◆ **COLLECTED MATERIAL**:

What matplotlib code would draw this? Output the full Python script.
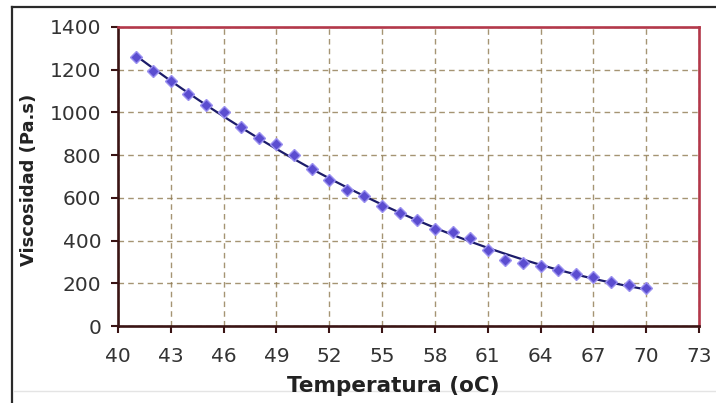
import numpy as np
import matplotlib.pyplot as plt
from matplotlib.lines import Line2D

# data
temperatura = [41, 42, 43, 44, 45, 46, 47, 48, 49, 50,
               51, 52, 53, 54, 55, 56, 57, 58, 59, 60,
               61, 62, 63, 64, 65, 66, 67, 68, 69, 70]
viscosidad = [1258, 1192, 1148, 1088, 1034, 1000, 930, 880, 851, 800,
              736, 685, 635, 609, 560, 531, 494, 455, 442, 410,
              356, 310, 297, 283, 262, 244, 229, 207, 192, 176]
x_ticks = [40, 43, 46, 49, 52, 55, 58, 61, 64, 67, 70, 73]
y_ticks = [0, 200, 400, 600, 800, 1000, 1200, 1400]

W, H = 716, 403
fig = plt.figure(figsize=(W / 100, H / 100), dpi=100)
fig.patch.set_facecolor('white')
ax = fig.add_axes([118 / W, 1 - 326 / H, 581 / W, 299 / H])

# outer frame of the original image
fig.add_artist(Line2D([12 / W, 12 / W], [0, 1 - 7 / H], transform=fig.transFigure, color='#2a2a2a', lw=1.6))
fig.add_artist(Line2D([12 / W, 1], [1 - 7 / H, 1 - 7 / H], transform=fig.transFigure, color='#2a2a2a', lw=1.6))
fig.add_artist(Line2D([14 / W, 1], [1 - 391 / H, 1 - 391 / H], transform=fig.transFigure, color='#e4e4e4', lw=1))

# polynomial trend line through the points
coef = np.polyfit(temperatura, viscosidad, 2)
tt = np.linspace(temperatura[0], temperatura[-1], 200)
ax.plot(tt, np.polyval(coef, tt), color='#1c1c6a', lw=1.6, zorder=3)
ax.plot(temperatura, viscosidad, linestyle='none', marker='D', ms=6.5,
        color='#5b4dd0', markeredgecolor='#9a90f0', markeredgewidth=1, zorder=4)

ax.set_xlim(40, 73)
ax.set_ylim(0, 1400)
ax.set_xticks(x_ticks)
ax.set_yticks(y_ticks)
ax.grid(True, color='#8f7a50', linestyle=(0, (4, 3)), lw=1.0, alpha=0.8)
ax.set_axisbelow(True)

for s in ['left', 'bottom']:
    ax.spines[s].set_color('#3a1414')
    ax.spines[s].set_linewidth(1.9)
for s in ['top', 'right']:
    ax.spines[s].set_color('#b3384a')
    ax.spines[s].set_linewidth(1.9)

ax.tick_params(axis='both', direction='out', length=5, width=1.5, color='#3a1414',
               labelsize=14.5, labelcolor='#333333')
ax.tick_params(axis='y', pad=7)
ax.tick_params(axis='x', pad=10)

fig.text(393 / W, 1 - 386 / H, 'Temperatura (oC)', ha='center', va='center',
         fontsize=15.5, fontweight='bold', color='#222222')
fig.text(29 / W, 1 - 180 / H, 'Viscosidad (Pa.s)', ha='center', va='center',
         rotation=90, fontsize=13, fontweight='bold', color='#222222')

fig.savefig('out.png', dpi=100)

◆ **TASK OBJECTIVE**:
The data above should be repeated exactly, minus any pictures.

◆ **RESPONSE TO THE TASK**:
What matplotlib code would draw this? Output the full Python script.
import numpy as np
import matplotlib.pyplot as plt
from matplotlib.lines import Line2D

# data
temperatura = [41, 42, 43, 44, 45, 46, 47, 48, 49, 50,
               51, 52, 53, 54, 55, 56, 57, 58, 59, 60,
               61, 62, 63, 64, 65, 66, 67, 68, 69, 70]
viscosidad = [1258, 1192, 1148, 1088, 1034, 1000, 930, 880, 851, 800,
              736, 685, 635, 609, 560, 531, 494, 455, 442, 410,
              356, 310, 297, 283, 262, 244, 229, 207, 192, 176]
x_ticks = [40, 43, 46, 49, 52, 55, 58, 61, 64, 67, 70, 73]
y_ticks = [0, 200, 400, 600, 800, 1000, 1200, 1400]

W, H = 716, 403
fig = plt.figure(figsize=(W / 100, H / 100), dpi=100)
fig.patch.set_facecolor('white')
ax = fig.add_axes([118 / W, 1 - 326 / H, 581 / W, 299 / H])

# outer frame of the original image
fig.add_artist(Line2D([12 / W, 12 / W], [0, 1 - 7 / H], transform=fig.transFigure, color='#2a2a2a', lw=1.6))
fig.add_artist(Line2D([12 / W, 1], [1 - 7 / H, 1 - 7 / H], transform=fig.transFigure, color='#2a2a2a', lw=1.6))
fig.add_artist(Line2D([14 / W, 1], [1 - 391 / H, 1 - 391 / H], transform=fig.transFigure, color='#e4e4e4', lw=1))

# polynomial trend line through the points
coef = np.polyfit(temperatura, viscosidad, 2)
tt = np.linspace(temperatura[0], temperatura[-1], 200)
ax.plot(tt, np.polyval(coef, tt), color='#1c1c6a', lw=1.6, zorder=3)
ax.plot(temperatura, viscosidad, linestyle='none', marker='D', ms=6.5,
        color='#5b4dd0', markeredgecolor='#9a90f0', markeredgewidth=1, zorder=4)

ax.set_xlim(40, 73)
ax.set_ylim(0, 1400)
ax.set_xticks(x_ticks)
ax.set_yticks(y_ticks)
ax.grid(True, color='#8f7a50', linestyle=(0, (4, 3)), lw=1.0, alpha=0.8)
ax.set_axisbelow(True)

for s in ['left', 'bottom']:
    ax.spines[s].set_color('#3a1414')
    ax.spines[s].set_linewidth(1.9)
for s in ['top', 'right']:
    ax.spines[s].set_color('#b3384a')
    ax.spines[s].set_linewidth(1.9)

ax.tick_params(axis='both', direction='out', length=5, width=1.5, color='#3a1414',
               labelsize=14.5, labelcolor='#333333')
ax.tick_params(axis='y', pad=7)
ax.tick_params(axis='x', pad=10)

fig.text(393 / W, 1 - 386 / H, 'Temperatura (oC)', ha='center', va='center',
         fontsize=15.5, fontweight='bold', color='#222222')
fig.text(29 / W, 1 - 180 / H, 'Viscosidad (Pa.s)', ha='center', va='center',
         rotation=90, fontsize=13, fontweight='bold', color='#222222')

fig.savefig('out.png', dpi=100)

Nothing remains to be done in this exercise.